L’ikebana : l’art de faire vivre les fleurs
Ahmed pense que l’art floral a beaucoup évolué ces dernières années de sorte que des styles contemporains sont apparus, notamment influencés par l’ikebana. Signifiant « la voie des fleurs », l’ikebana est un art japonais ancestral dédié à la composition florale. Il se définit comme étant une philosophie encourageant l’expression de soi et la connexion avec la nature.
L’apprentissage de l’ikebana aux enfants à l’ambassade du Japon. (Photo : Mohamad Mounir)
Autre scène, autre image. C’est un moment de détente pour décompresser, apprendre et découvrir aux enfants l’ikebana. Au sein de l’ambassade du Japon, un groupe d’enfants âgés de 12 à 16 ans est en train d’assembler fleurs, feuillages, branchages, bois et autres accessoires, alliant formes et couleurs.

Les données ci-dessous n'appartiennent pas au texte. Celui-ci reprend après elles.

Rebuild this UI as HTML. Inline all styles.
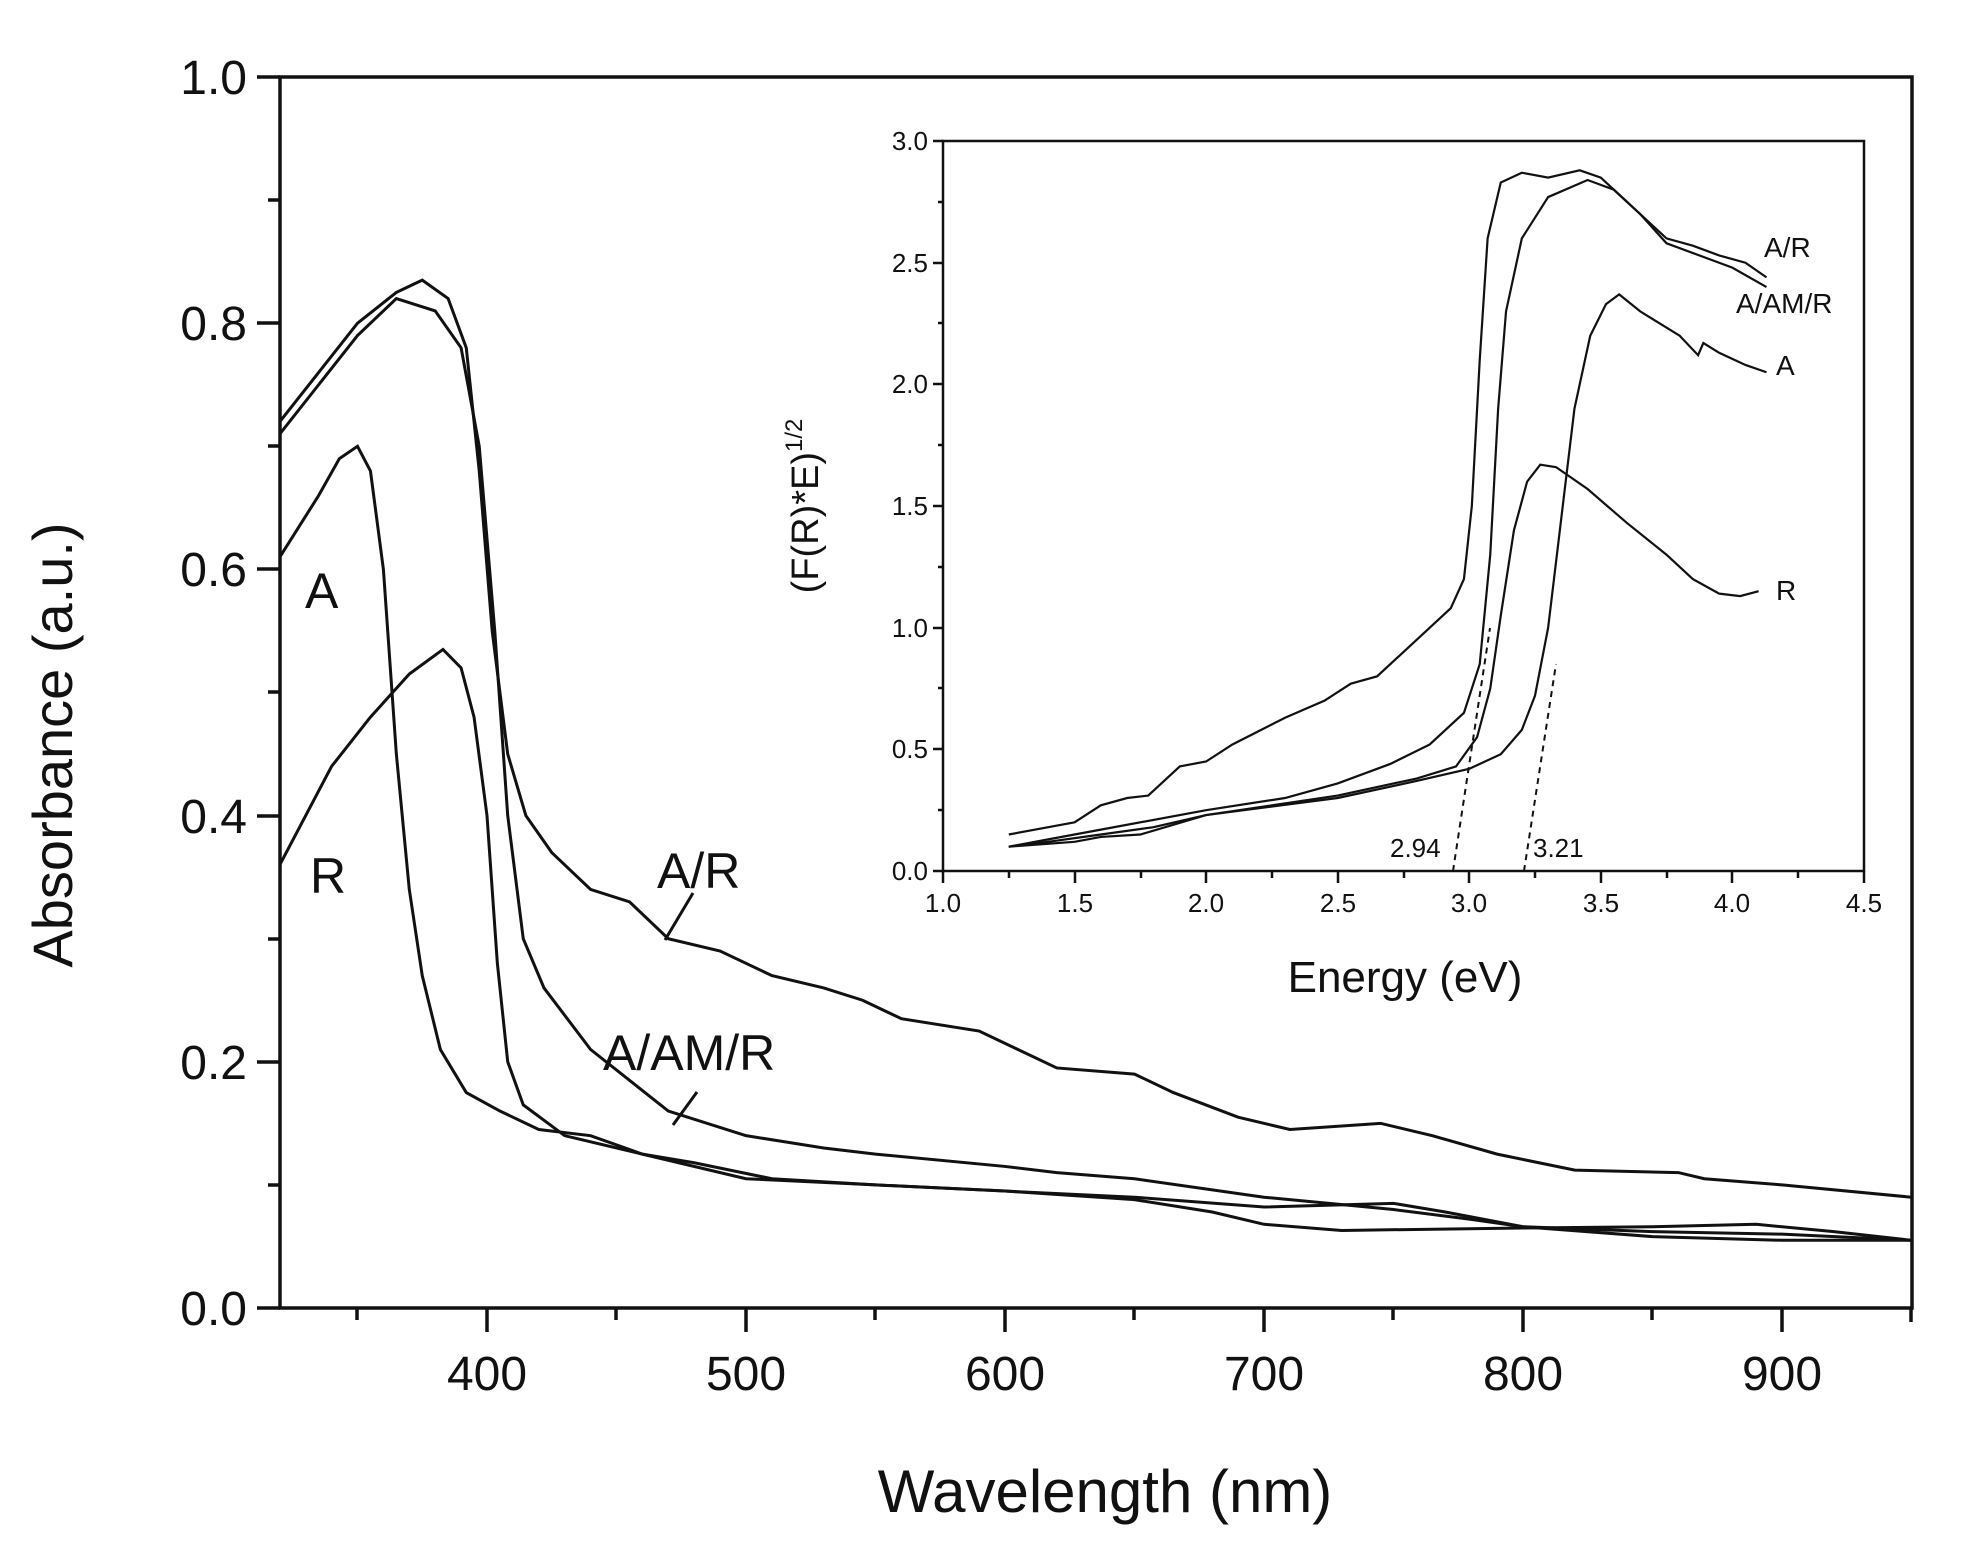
<!DOCTYPE html>
<html><head><meta charset="utf-8"><style>
html,body{margin:0;padding:0;background:#fff}
svg{display:block}
text{font-family:"Liberation Sans",Arial,sans-serif;fill:#111}
</style></head><body>
<svg width="1962" height="1565" viewBox="0 0 1962 1565" xmlns="http://www.w3.org/2000/svg">
<rect width="1962" height="1565" fill="#fff"/>
<g stroke="#111" stroke-width="3.5" fill="none">
<rect x="280" y="77" width="1632" height="1231"/>
<path d="M257 77H280M257 323H280M257 569H280M257 816H280M257 1062H280M257 1308H280"/>
<path d="M268 200H280M268 446H280M268 692H280M268 939H280M268 1185H280"/>
<path d="M487 1308V1332M746 1308V1332M1005 1308V1332M1264 1308V1332M1523 1308V1332M1782 1308V1332"/>
<path d="M357 1308V1320M616 1308V1320M875 1308V1320M1134 1308V1320M1393 1308V1320M1652 1308V1320M1911 1308V1322"/>
</g>
<g font-size="48" text-anchor="end">
<text x="247" y="94">1.0</text><text x="247" y="340">0.8</text><text x="247" y="586">0.6</text>
<text x="247" y="833">0.4</text><text x="247" y="1079">0.2</text><text x="247" y="1325">0.0</text>
</g>
<g font-size="48" text-anchor="middle">
<text x="487" y="1390">400</text><text x="746" y="1390">500</text><text x="1005" y="1390">600</text>
<text x="1264" y="1390">700</text><text x="1523" y="1390">800</text><text x="1782" y="1390">900</text>
</g>
<text x="1105" y="1512" font-size="60" text-anchor="middle">Wavelength (nm)</text>
<text transform="translate(72,745) rotate(-90)" font-size="56" text-anchor="middle">Absorbance (a.u.)</text>

<g transform="matrix(2.59 0 0 -1231 -549 1308)" fill="none" stroke="#111" stroke-width="3">
<polyline vector-effect="non-scaling-stroke" points="320,0.72 335,0.76 350,0.8 365,0.825 375,0.835 385,0.82 392,0.78 397,0.68 402,0.55 408,0.45 415,0.40 425,0.37 440,0.34 455,0.33 470,0.30 490,0.29 510,0.27 530,0.26 545,0.25 560,0.235 590,0.225 605,0.21 620,0.195 650,0.19 665,0.175 690,0.155 710,0.145 745,0.15 765,0.14 790,0.125 820,0.112 860,0.11 870,0.105 900,0.1 950,0.09"/>
<polyline vector-effect="non-scaling-stroke" points="320,0.71 335,0.75 350,0.79 365,0.82 380,0.81 390,0.78 397,0.7 403,0.55 408,0.4 414,0.3 422,0.26 440,0.21 470,0.16 500,0.14 530,0.13 550,0.125 600,0.115 620,0.11 650,0.105 700,0.09 750,0.08 780,0.072 800,0.066 850,0.062 900,0.06 950,0.055"/>
<polyline vector-effect="non-scaling-stroke" points="320,0.61 335,0.66 343,0.69 350,0.70 355,0.68 360,0.6 365,0.45 370,0.34 375,0.27 382,0.21 392,0.175 405,0.16 420,0.145 440,0.14 460,0.125 500,0.105 550,0.1 600,0.095 650,0.088 680,0.078 700,0.068 730,0.063 800,0.065 850,0.066 890,0.068 920,0.062 950,0.055"/>
<polyline vector-effect="non-scaling-stroke" points="320,0.36 330,0.4 340,0.44 355,0.48 370,0.515 383,0.535 390,0.52 395,0.48 400,0.4 404,0.28 408,0.2 414,0.165 430,0.14 460,0.125 480,0.118 510,0.105 550,0.1 600,0.095 650,0.09 700,0.082 750,0.085 770,0.078 800,0.066 850,0.058 900,0.055 950,0.055"/>
</g>
<g font-size="50">
<text x="305" y="608">A</text>
<text x="310" y="893">R</text>
<text x="657" y="888">A/R</text>
<text x="603" y="1070">A/AM/R</text>
</g>
<g stroke="#111" stroke-width="3">
<path d="M693 893L665 940"/>
<path d="M697 1092L673 1125"/>
</g>

<g stroke="#111" stroke-width="2.5" fill="none">
<rect x="943" y="141" width="921" height="730"/>
<path d="M933 141H943M933 263H943M933 384H943M933 506H943M933 628H943M933 749H943M933 871H943"/>
<path d="M938 202H943M938 323H943M938 445H943M938 567H943M938 688H943M938 810H943"/>
<path d="M943 871V883M1075 871V883M1206 871V883M1338 871V883M1469 871V883M1601 871V883M1732 871V883M1864 871V883"/>
<path d="M1009 871V878M1141 871V878M1272 871V878M1404 871V878M1535 871V878M1667 871V878M1798 871V878"/>
</g>
<g font-size="26" text-anchor="end">
<text x="928" y="150">3.0</text><text x="928" y="272">2.5</text><text x="928" y="393">2.0</text>
<text x="928" y="515">1.5</text><text x="928" y="637">1.0</text><text x="928" y="758">0.5</text><text x="928" y="880">0.0</text>
</g>
<g font-size="26" text-anchor="middle">
<text x="943" y="912">1.0</text><text x="1075" y="912">1.5</text><text x="1206" y="912">2.0</text>
<text x="1338" y="912">2.5</text><text x="1469" y="912">3.0</text><text x="1601" y="912">3.5</text>
<text x="1732" y="912">4.0</text><text x="1864" y="912">4.5</text>
</g>
<text x="1405" y="992" font-size="44" text-anchor="middle">Energy (eV)</text>
<text transform="translate(818,506) rotate(-90)" font-size="38" text-anchor="middle">(F(R)*E)<tspan font-size="24" dy="-16">1/2</tspan></text>

<g transform="matrix(263.1 0 0 -243.3 679.9 871)" fill="none" stroke="#111" stroke-width="2.2">
<polyline vector-effect="non-scaling-stroke" points="1.25,0.15 1.4,0.18 1.5,0.2 1.6,0.27 1.7,0.3 1.78,0.31 1.9,0.43 2.0,0.45 2.1,0.52 2.3,0.63 2.45,0.7 2.55,0.77 2.65,0.8 2.75,0.9 2.85,1.0 2.93,1.08 2.98,1.2 3.01,1.5 3.04,2.1 3.07,2.6 3.12,2.83 3.2,2.87 3.3,2.85 3.42,2.88 3.5,2.85 3.6,2.75 3.75,2.6 3.85,2.57 3.95,2.53 4.05,2.5 4.13,2.44"/>
<polyline vector-effect="non-scaling-stroke" points="1.25,0.1 1.4,0.13 1.6,0.17 2.0,0.25 2.3,0.3 2.5,0.36 2.7,0.44 2.85,0.52 2.98,0.65 3.04,0.85 3.08,1.3 3.11,1.9 3.14,2.3 3.2,2.6 3.3,2.77 3.45,2.84 3.55,2.8 3.65,2.7 3.75,2.58 3.9,2.52 4.0,2.48 4.13,2.4"/>
<polyline vector-effect="non-scaling-stroke" points="1.25,0.1 1.4,0.12 1.6,0.15 1.8,0.18 2.0,0.23 2.5,0.3 2.8,0.37 3.0,0.42 3.12,0.48 3.2,0.58 3.25,0.72 3.3,1.0 3.35,1.45 3.4,1.9 3.46,2.2 3.52,2.33 3.57,2.37 3.65,2.3 3.8,2.2 3.87,2.12 3.89,2.17 3.95,2.13 4.05,2.08 4.13,2.05"/>
<polyline vector-effect="non-scaling-stroke" points="1.25,0.1 1.5,0.12 1.6,0.14 1.75,0.15 2.0,0.23 2.5,0.31 2.8,0.38 2.95,0.43 3.03,0.55 3.08,0.75 3.12,1.05 3.17,1.4 3.22,1.6 3.27,1.67 3.33,1.66 3.45,1.57 3.6,1.43 3.75,1.3 3.85,1.2 3.95,1.14 4.03,1.13 4.1,1.15"/>
</g>
<g stroke="#111" stroke-width="2" stroke-dasharray="6,5">
<path d="M1453 871L1490 628"/>
<path d="M1524 871L1556 664"/>
</g>
<g font-size="28">
<text x="1764" y="257">A/R</text>
<text x="1736" y="313">A/AM/R</text>
<text x="1776" y="375">A</text>
<text x="1776" y="600">R</text>
</g>
<g font-size="26">
<text x="1390" y="857">2.94</text>
<text x="1533" y="857">3.21</text>
</g>
</svg>
</body></html>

Muni d’un sécateur, de ciseaux et d’un pique-fleurs, chacun d’eux essaie de composer un bouquet adapté à la forme, à la taille et à la couleur du vase. Tout d’abord, l’enseignante commence à donner à ses élèves une explication concernant le style de l’ikebana à réaliser et donne des conseils sur la meilleure manière de couper, d’implanter et d’orienter les végétaux, puis les aide à ajuster la composition. « Sécateur en main, avec précaution, on va raccourcir les rameaux et on dégage les fleurs. Il est important de bien couper les fleurs selon des dispositions précises et en prendre soin pour maintenir leur fraîcheur », leur explique Mona Al- Labanne, l’enseignante qui a étudié l’ikebana à l’Institut de Kyoto et en Egypte. Elle a ensuite, à son tour, donné des stages de composition florale ikebana dans plusieurs écoles et universités. « L’ikebana appelle à la concentration et à la paix intérieure. C’est pour cela qu’au Japon, cet intérêt qu’apporte l’art floral en a fait une matière enseignée à l’école afin d’apprendre aux enfants à maintenir leur attention et à coordonner leurs gestes », ajoute-t-elle. Si le cours de l’art floral se fait en groupe, aucun bouquet ne se ressemble. Il est singulier pour l’élève, selon sa sensibilité et sa créativité. « Et, je le dis toujours pour tranquilliser les participants aux ateliers : en art floral, il n’y a pas de fautes de goût, le résultat est toujours joli ! Le but est que tout le monde prenne plaisir et réussisse sa composition », conclut Al- Labanne.